Tanggal 8 Agustus 1950, pihak KL-KNIL meminta untuk berunding ketika
menyadari bahwa kedudukannya sudah tidak menguntungkan lagi untuk
perperang dan melawan serangan dari lawan. Perundingan tersebut akhirnya
dilakukan oleh Kolonel A.E Kawilarang dari pihak RI dan Mayor Jendral
Scheffelaar dari pihak KL-KNIL. Hasil perundingan kedua belah pihakpun
setuju untuk menghentikan baku tembak yang menyebabkan terjadinya
kegaduhan di daerah Makassar tersebut, dan dalam waktu dua hari pasukan
KNIL harus meninggalkan Makassar.
4. Meninggalnya Kapten Andi Azis
Pada tanggal 30 Januari 1984 seluruh keluarga dari Andi Azis diselimuti
oleh duka yang mendalam karena kepergian sang Kapten, Andi Abdoel Azis.
Di usianya yang sudah menginjak 61 Tahun, ia meninggal di Rumah Sakit
Husada Jakarta karena serangan jantung yang dideritanya. Andi Azis
meninggalkan seorang Istri dan jenasahnya diterbangkan dari Jakarta Ke
Sulawesi Selatan, lalu dimakamkan di pemakaman keluarga Andi Djuanna
Daeng Maliungan yang bertempat di desa Tuwung, Kabupaten Barru, Sulawesi
Selatan. Dalam suasana duka, mantan Presiden RI, BJ. Habibie beserta
istrinya Hasri Ainun, mantan Wakil Presiden RI, Try Sutrisno dan para
anggota perwira TNI turut berduka cita dan hadir dalam acara pemakaman
Andi Azis.
5. Hikmah di Balik Pemberontakan Andi Azis
Kapten Andi Abdoel Azis, ia adalah seorang pemberontak yang tidak pernah
menyakiti dan membunuh orang untuk kepentingan pribadinya. Ia hanyalah
korban propaganda dari Belanda, karena kebutaannya terhadap dunia
politik. Andi Azis adalah seorang militer sejati yang mencoba untuk
mempertahankan kesatuan Negara Republik Indonesia pada masa itu, dan
dalam kesehariannya, seorang Andi Azis cukup dipandang dan dihargai oleh
masyarakat suku Bugis Makassar yang bertempat tinggal di Tanjung Priok,
Jakarta. Disanalah Andi Azis diakui sebagai salah satu sesepuh yang
selalu dimintai nasehat oleh para penduduk tentang bagaimana cara
menjadikan suku Bugis Makassar supaya tetap dalam keadaan rukun dan
sejahtera.
Andi Azis dikenal juga sebagai orang yang murah hati dan suka menolong.

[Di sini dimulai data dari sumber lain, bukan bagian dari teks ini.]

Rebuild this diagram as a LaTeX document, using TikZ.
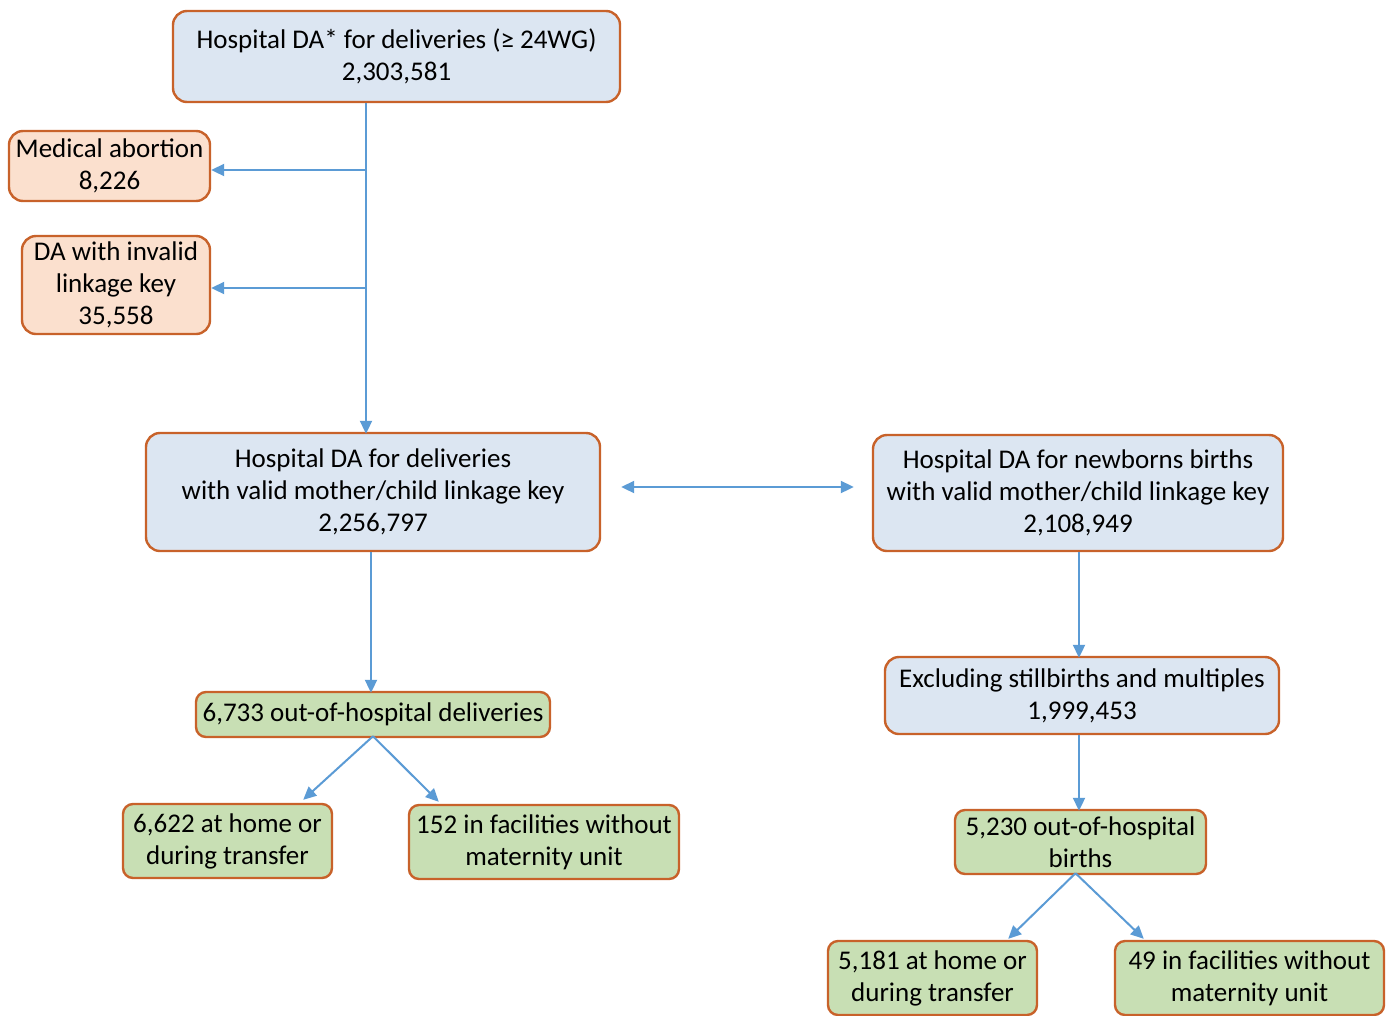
\documentclass[tikz,border=0pt]{standalone}
\usepackage{fontspec}
\setmainfont{Carlito}
\usetikzlibrary{arrows.meta,calc}
\definecolor{bfill}{HTML}{DCE6F2}
\definecolor{pfill}{HTML}{FBE0CE}
\definecolor{gfill}{HTML}{C8DFB4}
\definecolor{bord}{HTML}{C8622A}
\definecolor{arr}{HTML}{5B9BD5}
\begin{document}
\begin{tikzpicture}[x=1pt,y=-1pt,
  box/.style={draw=bord, line width=2.4pt, rounded corners=14pt, align=center, inner sep=0pt,
    font=\fontsize{27}{32}\selectfont},
  bluebox/.style={box, fill=bfill},
  peachbox/.style={box, fill=pfill},
  greenbox/.style={box, fill=gfill, rounded corners=10pt},
  conn/.style={draw=arr, line width=2pt, -{Triangle[length=13pt,width=12pt]}},
  dconn/.style={draw=arr, line width=2pt, {Triangle[length=13pt,width=12pt]}-{Triangle[length=13pt,width=12pt]}}]
\clip (0,0) rectangle (1388,1015);
\fill[white] (0,0) rectangle (1388,1015);

\node[bluebox, minimum width=447pt, minimum height=91pt] (t) at (396.5,56.5)
  {Hospital DA* for deliveries (≥ 24WG)\\2,303,581};
\node[peachbox, minimum width=201pt, minimum height=70pt] (ma) at (109.5,166)
  {Medical abortion\\8,226};
\node[peachbox, minimum width=188pt, minimum height=98pt] (inv) at (116,285)
  {DA with invalid\\linkage key\\35,558};
\node[bluebox, minimum width=454pt, minimum height=118pt] (d) at (373,492)
  {Hospital DA for deliveries\\with valid mother/child linkage key\\2,256,797};
\node[bluebox, minimum width=410pt, minimum height=116pt] (nb) at (1078,493)
  {Hospital DA for newborns births\\with valid mother/child linkage key\\2,108,949};
\node[bluebox, minimum width=394pt, minimum height=77pt] (ex) at (1082,695.5)
  {Excluding stillbirths and multiples\\1,999,453};
\node[greenbox, minimum width=354pt, minimum height=45pt] (oh) at (373,714.5)
  {6,733 out-of-hospital deliveries};
\node[greenbox, minimum width=209pt, minimum height=74pt] (h1) at (227.5,841)
  {6,622 at home or\\during transfer};
\node[greenbox, minimum width=270pt, minimum height=74pt] (f1) at (544,842)
  {152 in facilities without\\maternity unit};
\node[greenbox, minimum width=251pt, minimum height=64pt] (ob) at (1080.5,842)
  {5,230 out-of-hospital\\births};
\node[greenbox, minimum width=209pt, minimum height=74pt] (h2) at (932.5,978)
  {5,181 at home or\\during transfer};
\node[greenbox, minimum width=269pt, minimum height=74pt] (f2) at (1249.5,978)
  {49 in facilities without\\maternity unit};

\coordinate (j1) at (366,170);
\coordinate (j2) at (366,288);
\draw[conn] (t.south -| j1) -- ([yshift=-2pt]d.north -| j1);
\draw[conn] (j1) -- (ma.east |- j1);
\draw[conn] (j2) -- (inv.east |- j2);
\draw[dconn, shorten <=20pt, shorten >=18pt] (d.east |- 0,487) -- (nb.west |- 0,487);
\draw[conn] ([xshift=-2pt]oh.north |- d.south) -- ([xshift=-2pt,yshift=-2pt]oh.north);
\draw[conn] (nb.south -| 1079,0) -- ([yshift=-2pt]ex.north -| 1079,0);
\draw[conn] (ex.south -| 1079,0) -- ([yshift=-2pt]ob.north -| 1079,0);
\draw[conn] ([yshift=2pt]oh.south) -- ($(h1.north east)+(-30,-3)$);
\draw[conn] ([yshift=2pt]oh.south) -- ($(f1.north west)+(31,-2)$);
\draw[conn] ([xshift=-5pt,yshift=2pt]ob.south) -- ($(h2.north east)+(-30,-1)$);
\draw[conn] ([xshift=-5pt,yshift=2pt]ob.south) -- ($(f2.north west)+(30,-1)$);
\end{tikzpicture}
\end{document}
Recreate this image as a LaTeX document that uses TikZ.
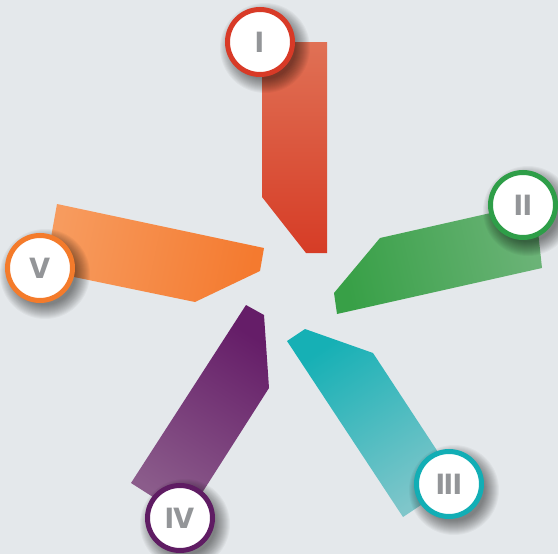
\documentclass[tikz,border=0pt]{standalone}
\usepackage{fontspec}
\newfontfamily\numfont{Poppins}
\definecolor{bg}{HTML}{E4E8EB}
\definecolor{numgray}{HTML}{939598}
\definecolor{redA}{HTML}{E07155}\definecolor{redB}{HTML}{D63C26}\definecolor{redC}{HTML}{D83A27}
\definecolor{grnA}{HTML}{6BB377}\definecolor{grnB}{HTML}{38A047}\definecolor{grnC}{HTML}{2E9E48}
\definecolor{tealA}{HTML}{7FC6CA}\definecolor{tealB}{HTML}{16B0B5}\definecolor{tealC}{HTML}{12AEB5}
\definecolor{purA}{HTML}{8B5C8B}\definecolor{purB}{HTML}{651D68}\definecolor{purC}{HTML}{5F1C63}
\definecolor{orA}{HTML}{F79B5E}\definecolor{orB}{HTML}{F47A2F}\definecolor{orC}{HTML}{F47B2B}
\begin{document}
\begin{tikzpicture}[x=1pt,y=-1pt,
  badge/.style={circle, fill=white, line width=5pt, minimum size=65pt, inner sep=0pt,
    font=\numfont\bfseries\fontsize{29}{29}\selectfont, text=numgray},
  softshade/.style={fill=black, opacity=0.035}]
\useasboundingbox (0,0) rectangle (558,554);
\fill[bg] (0,0) rectangle (558,554);
% arms
\shade[top color=redA, bottom color=redB, shading angle=0]
  (262,42) -- (327,42) -- (327,253) -- (306,253) -- (262,197) -- cycle;
\shade[top color=grnA, bottom color=grnB, shading angle=-77.2]
  (334,293) -- (380,238) -- (535,203) -- (542,268) -- (337,314) -- cycle;
\shade[top color=tealA, bottom color=tealB, shading angle=-146.6]
  (287,341) -- (305,329) -- (373,353) -- (457,481) -- (403,517) -- cycle;
\shade[top color=purA, bottom color=purB, shading angle=147.1]
  (246,305) -- (264,315) -- (269,388) -- (186,518) -- (131,483) -- cycle;
\shade[top color=orA, bottom color=orB, shading angle=78.2]
  (57,204) -- (264,248) -- (260,271) -- (195,302) -- (45,271) -- cycle;
% badge positions
\coordinate (p1) at (260,42);
\coordinate (p2) at (523,205);
\coordinate (p3) at (449,484);
\coordinate (p4) at (180,518);
\coordinate (p5) at (40,268);
% soft shadows
\foreach \p in {p1,p2,p3,p4,p5}{
  \foreach \r in {31,32,...,45}{
    \fill[softshade] ([shift={(5,6)}]\p) circle[radius=\r];
  }
}
% badges
\node[badge, draw=redC] (c1) at (p1) {I};
\node[badge, draw=grnC] (c2) at (p2) {II};
\node[badge, draw=tealC] (c3) at (p3) {III};
\node[badge, draw=purC] (c4) at (p4) {IV};
\node[badge, draw=orC] (c5) at (p5) {V};
\end{tikzpicture}
\end{document}
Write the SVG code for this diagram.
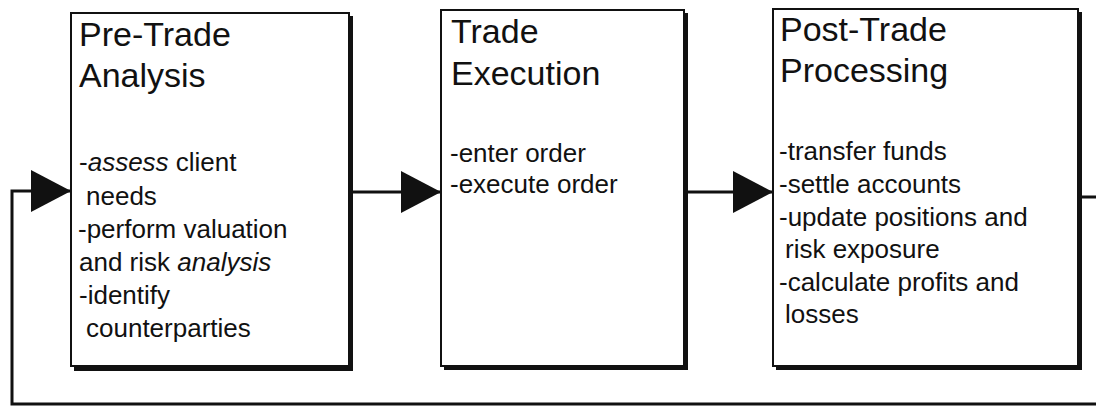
<svg xmlns="http://www.w3.org/2000/svg" width="1096" height="407" viewBox="0 0 1096 407">
  <style>
    .shadow { fill: #111; }
    .box { fill: #fff; stroke: #111; stroke-width: 2; }
    .title { font-family: "Liberation Sans", Arial, sans-serif; font-size: 34px; fill: #111; }
    .body { font-family: "Liberation Sans", Arial, sans-serif; font-size: 26px; fill: #111; }
    .it { font-style: italic; }
    .wire { fill: none; stroke: #111; stroke-width: 3; }
  </style>
  <defs>
    <marker id="arrow" viewBox="0 0 40 42" refX="40" refY="21" markerWidth="40" markerHeight="42" markerUnits="userSpaceOnUse" orient="auto">
      <path d="M0,0 L40,21 L0,42 Z" fill="#111"/>
    </marker>
  </defs>

  <rect width="1096" height="407" fill="#fff"/>

  <!-- connectors -->
  <g id="connectors">
    <line class="wire" x1="352" y1="192" x2="441" y2="192" marker-end="url(#arrow)"/>
    <line class="wire" x1="687" y1="192" x2="773" y2="192" marker-end="url(#arrow)"/>
    <path class="wire" d="M1080,197 H1100 V404 H12 V191 H71" marker-end="url(#arrow)"/>
  </g>

  <!-- Pre-Trade Analysis -->
  <g id="pre-trade">
    <rect class="shadow" x="74" y="16" width="279" height="355"/>
    <rect class="box" x="71" y="13" width="278" height="353"/>
    <text class="title" x="79" y="46">Pre-Trade</text>
    <text class="title" x="79" y="87">Analysis</text>
    <text class="body" x="79" y="171">-<tspan class="it">assess</tspan> client</text>
    <text class="body" x="86" y="205">needs</text>
    <text class="body" x="78" y="238">-perform valuation</text>
    <text class="body" x="79" y="271">and risk <tspan class="it">analysis</tspan></text>
    <text class="body" x="79" y="304">-identify</text>
    <text class="body" x="86" y="337">counterparties</text>
  </g>

  <!-- Trade Execution -->
  <g id="trade-execution">
    <rect class="shadow" x="444" y="13" width="244" height="357"/>
    <rect class="box" x="441" y="10" width="243" height="356"/>
    <text class="title" x="451" y="43">Trade</text>
    <text class="title" x="451" y="85">Execution</text>
    <text class="body" x="450" y="162">-enter order</text>
    <text class="body" x="450" y="193">-execute order</text>
  </g>

  <!-- Post-Trade Processing -->
  <g id="post-trade">
    <rect class="shadow" x="776" y="12" width="306" height="358"/>
    <rect class="box" x="773" y="9" width="305" height="357"/>
    <text class="title" x="780" y="41">Post-Trade</text>
    <text class="title" x="780" y="82">Processing</text>
    <text class="body" x="779" y="160">-transfer funds</text>
    <text class="body" x="779" y="193">-settle accounts</text>
    <text class="body" x="779" y="226">-update positions and</text>
    <text class="body" x="785" y="258">risk exposure</text>
    <text class="body" x="779" y="291">-calculate profits and</text>
    <text class="body" x="785" y="323">losses</text>
  </g>
</svg>
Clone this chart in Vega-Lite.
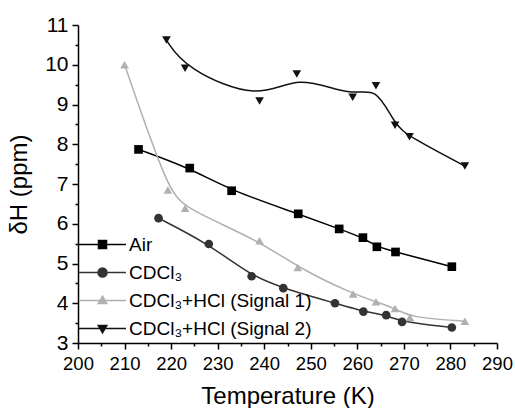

Ia selalu berpesan kepada anak-anak angkatnya bahwa “Siapapun boleh
dibawa masuk ke dalam rumahnya kecuali 3 jenis manusia yaitu pemabuk,
penjudi, dan pemain perempuan.
Seorang Andi Azis patut kita jadikan sebagai bahan pembelajaran bahwa
kita selama hidup di dunia ini jangan terlalu percaya sama apa yang
orang lain katakan, percayalah kepada hati nurani, jangan terlalu
percaya sama orang lain karena orang itu belum tentu bisa mengajak kita
ke jalan yang benar dan mungkin malah mengajak kita untuk berbuat salah.
Maka dari itu, alangkah lebih baiknya kita harus berwaspada dan
berhati-hati dalam mempercayai orang lain.